--- START OF Source data ---
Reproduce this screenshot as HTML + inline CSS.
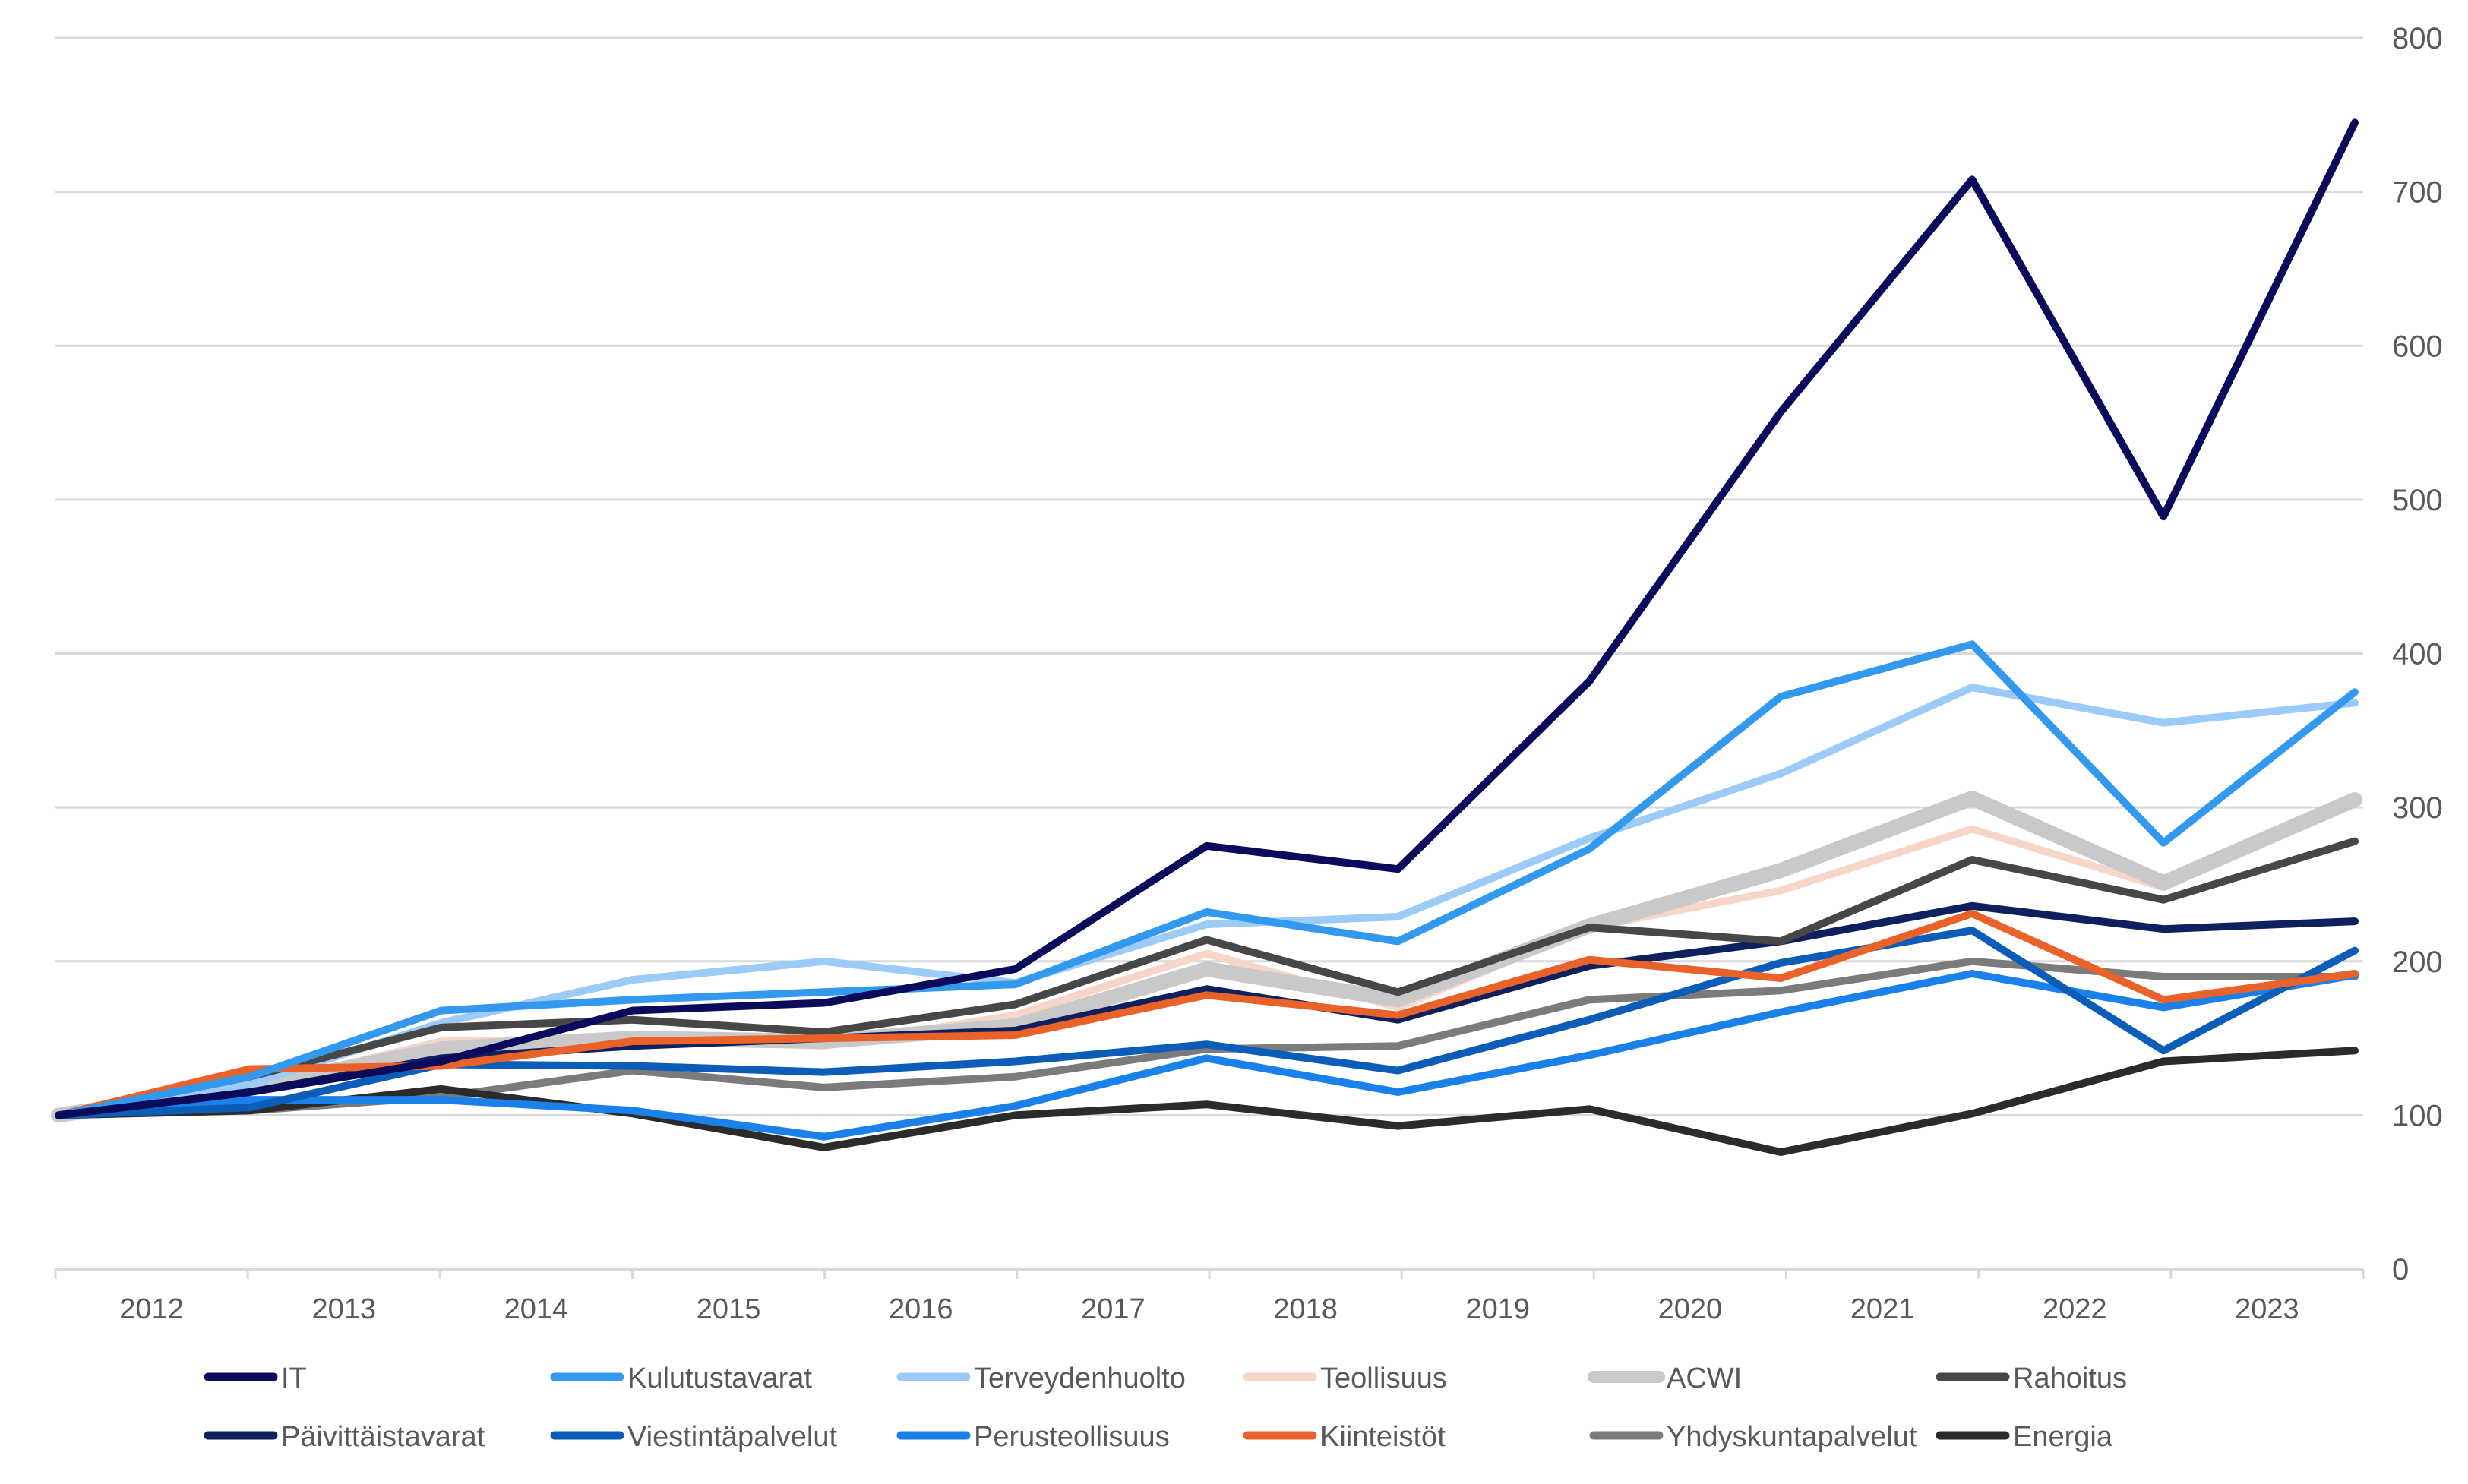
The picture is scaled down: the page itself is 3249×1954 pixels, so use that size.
<!DOCTYPE html>
<html><head><meta charset="utf-8"><style>
html,body{margin:0;padding:0;background:#fff;}
svg text{font-family:"Liberation Sans",sans-serif;fill:#595959;}
</style></head><body>
<svg id="chart" width="3249" height="1949" xmlns="http://www.w3.org/2000/svg">
<g id="grid"></g>
<g id="yax"></g>
<g id="xax"></g>
<g id="lines"></g>
<g id="legend"></g>
</svg>
<script>
const years = ["2012","2013","2014","2015","2016","2017","2018","2019","2020","2021","2022","2023"];
const yTicks = [0,100,200,300,400,500,600,700,800];
const seriesNames = ["IT","Kulutustavarat","Terveydenhuolto","Teollisuus","ACWI","Rahoitus","Päivittäistavarat","Viestintäpalvelut","Perusteollisuus","Kiinteistöt","Yhdyskuntapalvelut","Energia"];
const vIT = [100,115,135,168,173,195,275,260,382,557,708,489,745];
const vKulutus = [100,125,168,175,180,185,232,213,273,372,406,277,375];
const vTerveys = [100,120,160,188,200,186,224,229,280,322,378,355,368];
const vTeoll = [100,118,148,150,145,165,205,170,222,246,286,248,305];
const vACWI = [100,118,143,150,148,158,195,175,223,259,306,251,305];
const vRahoitus = [100,125,157,162,154,172,214,180,222,213,266,240,278];
const vPaivit = [100,115,137,145,150,155,182,162,197,213,236,221,226];
const vViestin = [100,105,133,132,128,135,146,129,162,199,220,142,207];
const vPerus = [100,110,110,103,86,106,137,115,139,167,192,170,191];
const vKiint = [100,130,132,148,150,152,178,165,201,189,231,175,192];
const vYhdysk = [100,103,112,129,118,125,143,145,175,181,200,190,190];
const vEnergia = [100,103,117,101,79,100,107,93,104,76,101,135,142];

const NS="http://www.w3.org/2000/svg";
const X0=73,X1=3111,Y0=1671,Y800=50;
const yS=v=>Y0-(v/800)*(Y0-Y800);
const band=(X1-X0)/years.length;
const xP=i=>77+i*(3100-77)/(vIT.length-1);
function mk(tag,attrs,parent){const e=document.createElementNS(NS,tag);for(const k in attrs)e.setAttribute(k,attrs[k]);parent.appendChild(e);return e;}
const grid=document.getElementById('grid'),yax=document.getElementById('yax'),xax=document.getElementById('xax'),lines=document.getElementById('lines'),legend=document.getElementById('legend');
yTicks.forEach(t=>{
  if(t>0){const g=mk('line',{x1:X0,x2:X1,y1:yS(t),y2:yS(t),stroke:'#d9d9d9','stroke-width':3},grid);
  
  }
  const tx=mk('text',{x:3149,y:yS(t)+14,'font-size':40},yax);tx.textContent=t;
  
  
});
const ax=mk('line',{x1:X0,x2:X1,y1:Y0,y2:Y0,stroke:'#d9d9d9','stroke-width':4},xax);


for(let k=0;k<=years.length;k++){const tk=mk('line',{x1:X0+k*band,x2:X0+k*band,y1:Y0,y2:Y0+13,stroke:'#d9d9d9','stroke-width':3},xax);
  
  }
years.forEach((y,k)=>{const tx=mk('text',{x:X0+(k+0.5)*band,y:1736,'font-size':38,'text-anchor':'middle'},xax);tx.textContent=y;
  
  });
const series=[
 ["IT",vIT,"#0b0b5c",10],["Kulutustavarat",vKulutus,"#3399ef",10],["Terveydenhuolto",vTerveys,"#9ccbf7",10],
 ["Teollisuus",vTeoll,"#f7d6ca",10],["ACWI",vACWI,"#c9c9c9",20],["Rahoitus",vRahoitus,"#474747",10],
 ["Päivittäistavarat",vPaivit,"#0e205e",10],["Viestintäpalvelut",vViestin,"#0b5db8",10],["Perusteollisuus",vPerus,"#1a80ea",10],
 ["Kiinteistöt",vKiint,"#e8622a",10],["Yhdyskuntapalvelut",vYhdysk,"#7b7b7b",10],["Energia",vEnergia,"#2b2b2b",10]];
const order=[3,4,2,10,11,8,7,6,5,9,1,0];
order.forEach(i=>{const s=series[i];
  const d=s[1].map((v,j)=>(j?'L':'M')+xP(j).toFixed(1)+' '+yS(v).toFixed(1)).join(' ');
  const p=mk('path',{d:d,fill:'none',stroke:s[2],'stroke-width':s[3],'stroke-linejoin':'round','stroke-linecap':'round'},lines);
  
  });
series.forEach((s,i)=>{const col=i%6,row=Math.floor(i/6);const lx=274+col*456,ly=row?1890:1813;
  const g=mk('g',{},legend);
  
  
  mk('line',{x1:lx,x2:lx+86,y1:ly,y2:ly,stroke:s[2],'stroke-width':s[3]===20?16:11,'stroke-linecap':'round'},g);
  const t=mk('text',{x:lx+96,y:ly+14,'font-size':38},g);t.textContent=s[0];});
</script>
</body></html>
--- END OF Source data ---
** Exercise task **
Using the material above, report each line where "size" occurs.

** Result of the task **
The picture is scaled down: the page itself is 3249×1954 pixels, so use that size.
  const tx=mk('text',{x:3149,y:yS(t)+14,'font-size':40},yax);tx.textContent=t;
years.forEach((y,k)=>{const tx=mk('text',{x:X0+(k+0.5)*band,y:1736,'font-size':38,'text-anchor':'middle'},xax);tx.textContent=y;
  const t=mk('text',{x:lx+96,y:ly+14,'font-size':38},g);t.textContent=s[0];});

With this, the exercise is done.